Start Data extract
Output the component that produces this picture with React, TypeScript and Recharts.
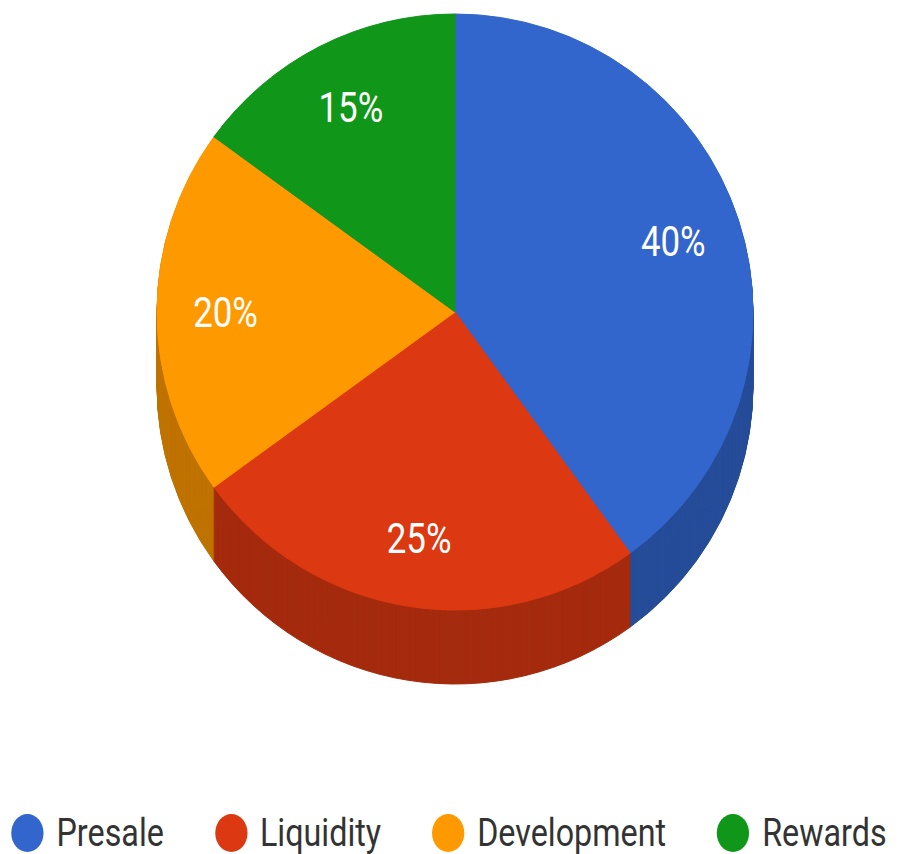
import React from 'react';
import { PieChart, Pie, Cell, Legend } from 'recharts';

const CATEGORIES = ['Presale', 'Liquidity', 'Development', 'Rewards'];
const SHARES = [40, 25, 20, 15];
const TOP_COLORS = ['#3366cc', '#dc3912', '#ff9900', '#109618'];
const SIDE_COLORS = ['#264d99', '#a52b0e', '#bf7300', '#0c7112'];

const CX = 455;
const CY = 312;
const RADIUS = 298;
const DEPTH = 74;
const SQUEEZE = 0.83; // text in the reference is stretched tall

const data = CATEGORIES.map((name, i) => ({ name, value: SHARES[i] }));

// offsets for the stacked side layers, drawn bottom first
const layerOffsets = Array.from({ length: DEPTH }, (_, i) => DEPTH - i);

const RAD = Math.PI / 180;

const renderLabel = (props: any) => {
  const { cx, cy, midAngle, outerRadius, value } = props;
  const r = outerRadius * 0.77;
  const x = cx + r * Math.cos(-midAngle * RAD);
  const y = cy + r * Math.sin(-midAngle * RAD);
  return (
    <text
      x={0}
      y={0}
      transform={`translate(${x},${y}) scale(${SQUEEZE},1)`}
      fill="#fff"
      textAnchor="middle"
      dominantBaseline="central"
      style={{ fontFamily: 'Roboto, sans-serif', fontSize: 42 }}
    >
      {`${value}%`}
    </text>
  );
};

const renderLegend = () => (
  <div style={{
    display: 'flex',
    justifyContent: 'center',
    alignItems: 'center',
    gap: 60,
    whiteSpace: 'nowrap',
    transform: `scaleX(${SQUEEZE + 0.02})`,
    transformOrigin: '50% 50%',
    fontFamily: 'Roboto, sans-serif',
    fontSize: 38,
    color: '#333',
    lineHeight: '44px',
  }}>
    {CATEGORIES.map((name, i) => (
      <span key={name} style={{ display: 'flex', alignItems: 'center', gap: 15 }}>
        <span style={{
          width: 38, height: 38, borderRadius: '50%',
          background: TOP_COLORS[i], display: 'inline-block',
        }} />
        <span>{name}</span>
      </span>
    ))}
  </div>
);

export default function App() {
  return (
    <div style={{ position: 'absolute', left: 0, top: 0, width: 898, height: 854, background: '#fff' }}>
      <PieChart width={898} height={854} margin={{ top: 0, right: 0, bottom: 0, left: 0 }}>
        {layerOffsets.map(d => (
          <Pie
            key={`side-${d}`}
            data={data}
            dataKey="value"
            nameKey="name"
            cx={CX}
            cy={CY + d}
            outerRadius={RADIUS}
            startAngle={90}
            endAngle={-270}
            legendType="none"
            isAnimationActive={false}
          >
            {data.map((_, i) => (
              <Cell key={i} fill={SIDE_COLORS[i]} stroke={SIDE_COLORS[i]} strokeWidth={1} />
            ))}
          </Pie>
        ))}
        <Pie
          data={data}
          dataKey="value"
          nameKey="name"
          cx={CX}
          cy={CY}
          outerRadius={RADIUS}
          startAngle={90}
          endAngle={-270}
          label={renderLabel}
          labelLine={false}
          isAnimationActive={false}
        >
          {data.map((_, i) => (
            <Cell key={i} fill={TOP_COLORS[i]} stroke={TOP_COLORS[i]} strokeWidth={1} />
          ))}
        </Pie>
        <Legend
          content={renderLegend}
          wrapperStyle={{ top: 811, left: 0, width: 898, height: 44 }}
        />
      </PieChart>
    </div>
  );
}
End Data extract
■ Task description:
Copy out every line from the material above in which the word "React" appears.

■ Task output:
Output the component that produces this picture with React, TypeScript and Recharts.
import React from 'react';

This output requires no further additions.